8. En quatrième et dernier lieu, dès lors qu'un étranger ne détient aucun droit à l'exercice par le préfet de son pouvoir de régularisation, il ne peut utilement se prévaloir, sur le fondement de ces dispositions, des orientations générales contenues dans la circulaire du ministre de l'intérieur du 28 novembre 2012 pour l'exercice de ce pouvoir. Par suite, le moyen tiré de ce que le préfet aurait méconnu cette circulaire ne peut qu'être écarté.
9. Il résulte de tout ce qui précède que M. A... n'est pas fondé à soutenir que c'est à tort que, par le jugement attaqué, le tribunal administratif de Nice a rejeté sa demande.
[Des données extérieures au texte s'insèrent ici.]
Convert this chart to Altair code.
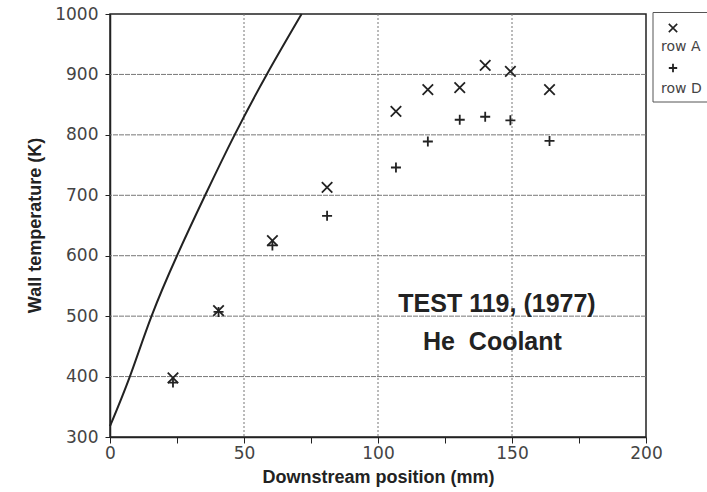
import altair as alt
import pandas as pd

# Data
pos_A = [23.5, 40.5, 60.6, 81, 106.7, 118.6, 130.5, 140, 149.4, 164]
temp_A = [398, 509, 625, 713, 839, 875, 878, 915, 905, 875]
pos_D = [23.5, 40.5, 60.6, 81, 106.7, 118.6, 130.5, 140, 149.4, 164]
temp_D = [390, 507, 617, 666, 746, 789, 825, 830, 824, 790]

curve_x = [0, 7.4, 15.5, 25, 35.5, 46.5, 58.5, 71.5]
curve_y = [318, 400, 500, 600, 700, 800, 900, 1000]

x_ticks = [0, 25, 50, 75, 100, 125, 150, 175, 200]
y_ticks = [300, 400, 500, 600, 700, 800, 900, 1000]
x_grid = [50, 100, 150]
y_grid = [400, 500, 600, 700, 800, 900]

notes = ["TEST 119, (1977)", "He\u00a0\u00a0Coolant"]
note_x = [144.4, 142.7]
note_y = [507, 444]

X_PATH = "M-1,-1L1,1M-1,1L1,-1"
P_PATH = "M-1,0L1,0M0,-1L0,1"
INK = "#222222"

pts = pd.DataFrame({
    "pos": pos_A + pos_D,
    "temp": temp_A + temp_D,
    "series": ["row A"] * len(pos_A) + ["row D"] * len(pos_D),
})
curve = pd.DataFrame({"pos": curve_x, "temp": curve_y})
notes_df = pd.DataFrame({"label": notes, "pos": note_x, "temp": note_y})

xscale = alt.Scale(domain=[0, 200], nice=False, zero=False)
yscale = alt.Scale(domain=[300, 1000], nice=False, zero=False)

base_x_axis = alt.Axis(
    values=x_ticks, format="d", labelFlush=False,
    labelExpr="datum.value % 50 == 0 ? datum.label : ''",
    grid=False, tickSize=6, tickColor=INK, domainColor=INK, domainWidth=1.5,
    labelFont="DejaVu Sans", labelFontSize=17, labelColor="#444444", labelPadding=2,
    title="Downstream position (mm)", titleFont="Liberation Sans", titleFontSize=18,
    titleFontWeight="bold", titleColor=INK, titleX=268, titleY=40, titleBaseline="middle",
)
base_y_axis = alt.Axis(
    values=y_ticks, format="d", labelFlush=False, grid=False, tickSize=5, tickColor=INK,
    domainColor=INK, domainWidth=1.5,
    labelFont="DejaVu Sans", labelFontSize=17, labelColor="#444444", labelPadding=7,
    title="Wall temperature (K)", titleFont="Liberation Sans", titleFontSize=18,
    titleFontWeight="bold", titleColor=INK, titleX=-75, titleY=211, titleBaseline="middle",
)

vgrid = alt.Chart(pd.DataFrame({"g": x_grid})).mark_rule(
    color="#777777", strokeWidth=1, strokeDash=[2, 2]
).encode(x=alt.X("g:Q", scale=xscale, axis=base_x_axis))

hgrid = alt.Chart(pd.DataFrame({"g": y_grid})).mark_rule(
    color="#777777", strokeWidth=1, strokeDash=[5, 1]
).encode(y=alt.Y("g:Q", scale=yscale, axis=base_y_axis))

line = alt.Chart(curve).mark_line(
    color=INK, strokeWidth=2, interpolate="natural"
).encode(
    x=alt.X("pos:Q", scale=xscale),
    y=alt.Y("temp:Q", scale=yscale),
    order="pos:Q",
)

points = alt.Chart(pts).mark_point(filled=False, strokeWidth=1.8, color=INK, opacity=1).encode(
    x=alt.X("pos:Q", scale=xscale),
    y=alt.Y("temp:Q", scale=yscale),
    shape=alt.Shape("series:N", scale=alt.Scale(domain=["row A", "row D"], range=[X_PATH, P_PATH]), legend=None),
    size=alt.Size("series:N", scale=alt.Scale(domain=["row A", "row D"], range=[110, 100]), legend=None),
)

text = alt.Chart(notes_df).mark_text(
    font="Liberation Sans", fontSize=25, fontWeight="bold", color=INK, align="center", baseline="alphabetic"
).encode(
    x=alt.X("pos:Q", scale=xscale),
    y=alt.Y("temp:Q", scale=yscale),
    text="label:N",
)

# Hand-built legend box (symbol above its label, as in the reference)
one = pd.DataFrame({"a": [0]})
leg_box = alt.Chart(one).mark_rect(fill="white", stroke="#555555", strokeWidth=1).encode(
    x=alt.value(543), x2=alt.value(640), y=alt.value(-1.5), y2=alt.value(88)
)
leg_sym_a = alt.Chart(one).mark_point(shape=X_PATH, size=70, filled=False, strokeWidth=1.6, color=INK, opacity=1).encode(
    x=alt.value(563), y=alt.value(14)
)
leg_sym_d = alt.Chart(one).mark_point(shape=P_PATH, size=70, filled=False, strokeWidth=1.8, color=INK, opacity=1).encode(
    x=alt.value(563), y=alt.value(54)
)
leg_txt_a = alt.Chart(one).mark_text(font="DejaVu Sans", fontSize=14, color="#444444", align="left").encode(
    x=alt.value(551), y=alt.value(33), text=alt.value("row A")
)
leg_txt_d = alt.Chart(one).mark_text(font="DejaVu Sans", fontSize=14, color="#444444", align="left").encode(
    x=alt.value(551), y=alt.value(75), text=alt.value("row D")
)

chart = alt.layer(
    vgrid, hgrid, line, points, text, leg_box, leg_sym_a, leg_sym_d, leg_txt_a, leg_txt_d
).properties(
    width=536, height=423,
    autosize=alt.AutoSizeParams(type="none"),
    padding={"left": 110, "top": 14, "right": 61, "bottom": 55},
    background="white",
).configure_view(
    stroke=INK, strokeWidth=1.5
)

chart.save("out.html", embed_options={"renderer": "svg", "actions": False})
Ses conclusions aux fins d'annulation et d'injonction doivent, par conséquent, être rejetées.
D É C I D E :
Article 1er : La requête de M. A... est rejetée.
Article 2 : Le présent arrêt sera notifié à M. B... A... et au ministre de l'intérieur et des outre-mer.
Copie en sera adressée au préfet des Alpes-Maritimes.
Délibéré après l'audience du 19 septembre 2023, où siégeaient :
- M. Marcovici, président,
- M. Revert, président-assesseur,
- M. Martin, premier conseiller.
Rendu public par mise à disposition au greffe, le 3 octobre 2023.